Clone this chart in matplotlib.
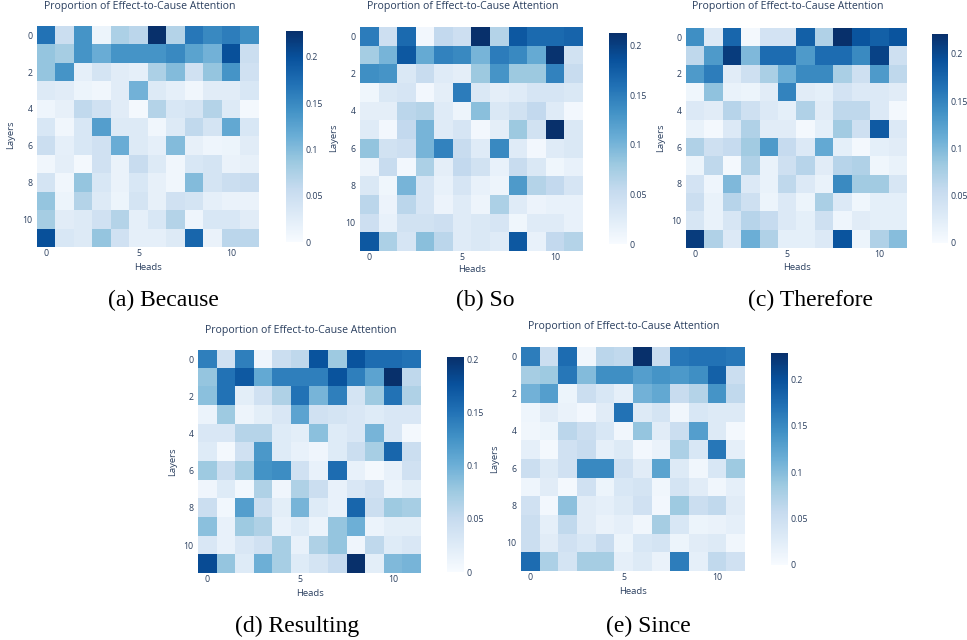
import numpy as np
import matplotlib
matplotlib.use("Agg")
import matplotlib.pyplot as plt

# values (rows = layers 0..11, cols = heads 0..11)
because = [
    [0.170, 0.050, 0.140, 0.012, 0.075, 0.065, 0.228, 0.070, 0.165, 0.150, 0.160, 0.145],
    [0.090, 0.080, 0.140, 0.115, 0.140, 0.140, 0.140, 0.150, 0.125, 0.110, 0.200, 0.050],
    [0.090, 0.140, 0.020, 0.040, 0.025, 0.020, 0.075, 0.100, 0.045, 0.090, 0.140, 0.045],
    [0.030, 0.025, 0.012, 0.008, 0.025, 0.110, 0.030, 0.020, 0.008, 0.025, 0.025, 0.035],
    [0.010, 0.018, 0.060, 0.045, 0.025, 0.005, 0.070, 0.035, 0.040, 0.070, 0.030, 0.005],
    [0.035, 0.008, 0.035, 0.130, 0.030, 0.030, 0.008, 0.030, 0.060, 0.040, 0.120, 0.035],
    [0.050, 0.020, 0.035, 0.045, 0.115, 0.030, 0.020, 0.100, 0.018, 0.010, 0.012, 0.025],
    [0.008, 0.022, 0.005, 0.045, 0.015, 0.055, 0.030, 0.008, 0.035, 0.040, 0.015, 0.018],
    [0.040, 0.008, 0.090, 0.035, 0.015, 0.035, 0.018, 0.008, 0.100, 0.040, 0.050, 0.055],
    [0.090, 0.012, 0.070, 0.030, 0.012, 0.040, 0.018, 0.045, 0.040, 0.020, 0.015, 0.015],
    [0.080, 0.025, 0.030, 0.045, 0.070, 0.020, 0.035, 0.070, 0.010, 0.035, 0.035, 0.025],
    [0.200, 0.035, 0.030, 0.090, 0.045, 0.020, 0.020, 0.030, 0.180, 0.015, 0.065, 0.065],
]
so = [
    [0.150, 0.045, 0.165, 0.005, 0.055, 0.045, 0.213, 0.065, 0.180, 0.165, 0.165, 0.170],
    [0.075, 0.100, 0.180, 0.110, 0.145, 0.140, 0.100, 0.150, 0.140, 0.110, 0.210, 0.040],
    [0.135, 0.130, 0.030, 0.050, 0.025, 0.020, 0.080, 0.130, 0.080, 0.080, 0.145, 0.050],
    [0.008, 0.030, 0.035, 0.005, 0.020, 0.150, 0.030, 0.020, 0.025, 0.035, 0.035, 0.030],
    [0.020, 0.020, 0.060, 0.065, 0.025, 0.010, 0.090, 0.030, 0.040, 0.055, 0.025, 0.005],
    [0.025, 0.005, 0.055, 0.100, 0.025, 0.035, 0.005, 0.020, 0.080, 0.040, 0.213, 0.030],
    [0.085, 0.040, 0.045, 0.100, 0.145, 0.050, 0.025, 0.140, 0.025, 0.005, 0.025, 0.030],
    [0.010, 0.050, 0.005, 0.070, 0.020, 0.055, 0.040, 0.015, 0.050, 0.030, 0.008, 0.015],
    [0.030, 0.008, 0.100, 0.035, 0.015, 0.035, 0.015, 0.010, 0.125, 0.065, 0.055, 0.035],
    [0.060, 0.012, 0.060, 0.035, 0.012, 0.025, 0.010, 0.070, 0.025, 0.012, 0.015, 0.015],
    [0.045, 0.015, 0.040, 0.040, 0.045, 0.025, 0.030, 0.035, 0.008, 0.025, 0.025, 0.015],
    [0.180, 0.070, 0.035, 0.090, 0.060, 0.025, 0.030, 0.025, 0.180, 0.015, 0.055, 0.065],
]
therefore = [
    [0.140, 0.030, 0.175, 0.005, 0.040, 0.040, 0.180, 0.070, 0.221, 0.190, 0.180, 0.190],
    [0.060, 0.130, 0.210, 0.100, 0.170, 0.170, 0.130, 0.170, 0.170, 0.145, 0.205, 0.045],
    [0.130, 0.155, 0.025, 0.045, 0.075, 0.110, 0.145, 0.145, 0.075, 0.045, 0.130, 0.060],
    [0.008, 0.090, 0.015, 0.012, 0.025, 0.150, 0.025, 0.020, 0.040, 0.030, 0.030, 0.025],
    [0.030, 0.025, 0.065, 0.045, 0.030, 0.020, 0.070, 0.025, 0.060, 0.060, 0.030, 0.004],
    [0.015, 0.004, 0.030, 0.070, 0.025, 0.025, 0.005, 0.020, 0.080, 0.045, 0.185, 0.030],
    [0.070, 0.045, 0.055, 0.080, 0.130, 0.055, 0.030, 0.115, 0.020, 0.004, 0.020, 0.025],
    [0.012, 0.060, 0.004, 0.070, 0.015, 0.045, 0.065, 0.025, 0.065, 0.070, 0.008, 0.015],
    [0.040, 0.010, 0.100, 0.030, 0.015, 0.060, 0.030, 0.015, 0.145, 0.080, 0.080, 0.035],
    [0.050, 0.015, 0.065, 0.045, 0.012, 0.030, 0.012, 0.075, 0.030, 0.008, 0.020, 0.020],
    [0.035, 0.015, 0.035, 0.065, 0.055, 0.030, 0.020, 0.045, 0.010, 0.025, 0.020, 0.020],
    [0.210, 0.070, 0.030, 0.110, 0.070, 0.020, 0.020, 0.030, 0.190, 0.012, 0.070, 0.095],
]
resulting = [
    [0.140, 0.040, 0.140, 0.008, 0.045, 0.055, 0.175, 0.075, 0.175, 0.155, 0.155, 0.150],
    [0.080, 0.150, 0.170, 0.105, 0.140, 0.140, 0.140, 0.175, 0.140, 0.110, 0.202, 0.055],
    [0.085, 0.150, 0.020, 0.040, 0.065, 0.150, 0.095, 0.140, 0.035, 0.075, 0.150, 0.065],
    [0.012, 0.075, 0.010, 0.020, 0.030, 0.110, 0.040, 0.035, 0.030, 0.025, 0.030, 0.030],
    [0.030, 0.030, 0.060, 0.060, 0.025, 0.020, 0.085, 0.025, 0.030, 0.095, 0.030, 0.004],
    [0.025, 0.004, 0.040, 0.120, 0.025, 0.015, 0.008, 0.025, 0.045, 0.070, 0.160, 0.045],
    [0.075, 0.045, 0.070, 0.125, 0.130, 0.040, 0.015, 0.155, 0.015, 0.004, 0.015, 0.040],
    [0.008, 0.025, 0.006, 0.065, 0.008, 0.065, 0.045, 0.015, 0.030, 0.040, 0.012, 0.020],
    [0.045, 0.006, 0.115, 0.045, 0.020, 0.095, 0.025, 0.015, 0.160, 0.045, 0.075, 0.070],
    [0.085, 0.015, 0.075, 0.065, 0.015, 0.025, 0.012, 0.080, 0.100, 0.012, 0.020, 0.020],
    [0.030, 0.015, 0.030, 0.040, 0.070, 0.015, 0.065, 0.080, 0.008, 0.055, 0.025, 0.030],
    [0.180, 0.080, 0.025, 0.100, 0.070, 0.025, 0.035, 0.050, 0.202, 0.020, 0.090, 0.095],
]
since = [
    [0.160, 0.050, 0.175, 0.008, 0.065, 0.060, 0.228, 0.055, 0.165, 0.170, 0.170, 0.165],
    [0.080, 0.085, 0.165, 0.100, 0.145, 0.145, 0.130, 0.140, 0.135, 0.145, 0.185, 0.050],
    [0.110, 0.130, 0.012, 0.050, 0.035, 0.020, 0.110, 0.120, 0.055, 0.070, 0.140, 0.060],
    [0.010, 0.025, 0.015, 0.006, 0.025, 0.170, 0.030, 0.040, 0.008, 0.035, 0.030, 0.030],
    [0.008, 0.012, 0.065, 0.050, 0.035, 0.008, 0.090, 0.025, 0.050, 0.130, 0.030, 0.004],
    [0.020, 0.004, 0.045, 0.055, 0.020, 0.030, 0.006, 0.015, 0.075, 0.035, 0.165, 0.020],
    [0.050, 0.030, 0.045, 0.150, 0.150, 0.045, 0.025, 0.125, 0.030, 0.008, 0.035, 0.085],
    [0.010, 0.025, 0.005, 0.045, 0.012, 0.035, 0.040, 0.008, 0.040, 0.025, 0.008, 0.020],
    [0.045, 0.006, 0.095, 0.025, 0.020, 0.030, 0.045, 0.006, 0.085, 0.050, 0.060, 0.025],
    [0.050, 0.020, 0.060, 0.025, 0.015, 0.020, 0.008, 0.080, 0.035, 0.012, 0.015, 0.020],
    [0.050, 0.025, 0.045, 0.035, 0.055, 0.012, 0.035, 0.040, 0.012, 0.025, 0.030, 0.008],
    [0.175, 0.075, 0.040, 0.080, 0.080, 0.020, 0.030, 0.015, 0.160, 0.020, 0.060, 0.045],
]

captions = ["(a) Because", "(b) So", "(c) Therefore", "(d) Resulting", "(e) Since"]
title = "Proportion of Effect-to-Cause Attention"
cbar_ticks = [0, 0.05, 0.1, 0.15, 0.2]
cbar_labels = ["0", "0.05", "0.1", "0.15", "0.2"]

W, H = 967, 640
txt = "#2a3f5f"
plt.rcParams["font.family"] = ["Open Sans", "DejaVu Sans"]

fig = plt.figure(figsize=(W / 100, H / 100), dpi=100)


def box(l, t, w, h):
    return [l / W, 1 - (t + h) / H, w / W, h / H]


def put(x, y, s, **kw):
    fig.text(x / W, 1 - y / H, s, ha="center", va="center", **kw)


# pixel layout of each panel: heatmap box, colorbar box, title/labels/caption centres
panels = [
    dict(data=because, heat=(37, 26, 222, 221), cbar=(286, 31, 17, 211), title=(140, 6),
         heads=(148, 268), layers=(11, 135), cap=(163, 300)),
    dict(data=so, heat=(360, 27, 223, 224), cbar=(609, 33, 18, 211), title=(463, 7),
         heads=(472, 270), layers=(334, 138), cap=(485, 300)),
    dict(data=therefore, heat=(686, 28, 221, 220), cbar=(932, 34, 16, 209), title=(788, 7),
         heads=(797, 268), layers=(661, 138), cap=(810, 300)),
    dict(data=resulting, heat=(198, 350, 223, 223), cbar=(447, 357, 17, 215), title=(301, 331),
         heads=(310, 594), layers=(173, 462), cap=(297, 626)),
    dict(data=since, heat=(521, 347, 224, 224), cbar=(771, 353, 17, 212), title=(624, 327),
         heads=(633, 591), layers=(495, 459), cap=(648, 626)),
]

for p, cap in zip(panels, captions):
    z = np.array(p["data"])
    ax = fig.add_axes(box(*p["heat"]))
    im = ax.imshow(z, cmap="Blues", vmin=0, vmax=z.max(), aspect="auto",
                   interpolation="nearest")
    ax.set_xticks([0, 5, 10])
    ax.set_yticks([0, 2, 4, 6, 8, 10])
    ax.tick_params(axis="x", length=0, labelsize=6.3, labelcolor=txt, pad=1.5)
    ax.tick_params(axis="y", length=0, labelsize=6.3, labelcolor=txt, pad=3)
    for s in ax.spines.values():
        s.set_visible(False)

    cax = fig.add_axes(box(*p["cbar"]))
    cb = fig.colorbar(im, cax=cax)
    cb.outline.set_visible(False)
    cb.set_ticks(cbar_ticks)
    cb.set_ticklabels(cbar_labels)
    cax.tick_params(length=0, labelsize=6.3, labelcolor=txt, pad=2)

    put(*p["title"], title, fontsize=7.6, color=txt)
    put(*p["heads"], "Heads", fontsize=6.8, color=txt)
    put(*p["layers"], "Layers", fontsize=6.8, color=txt, rotation=90)
    put(*p["cap"], cap, fontsize=17, color="black", family="Liberation Serif")

fig.savefig("out.png", dpi=100, facecolor="white")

- **Exercise brief**
Write down every line from the opening of the listing to the line with "import matplotlib.pyplot as plt", both included, and nothing else; the pictures are omitted.

- **Result of this exercise**
Clone this chart in matplotlib.
import numpy as np
import matplotlib
matplotlib.use("Agg")
import matplotlib.pyplot as plt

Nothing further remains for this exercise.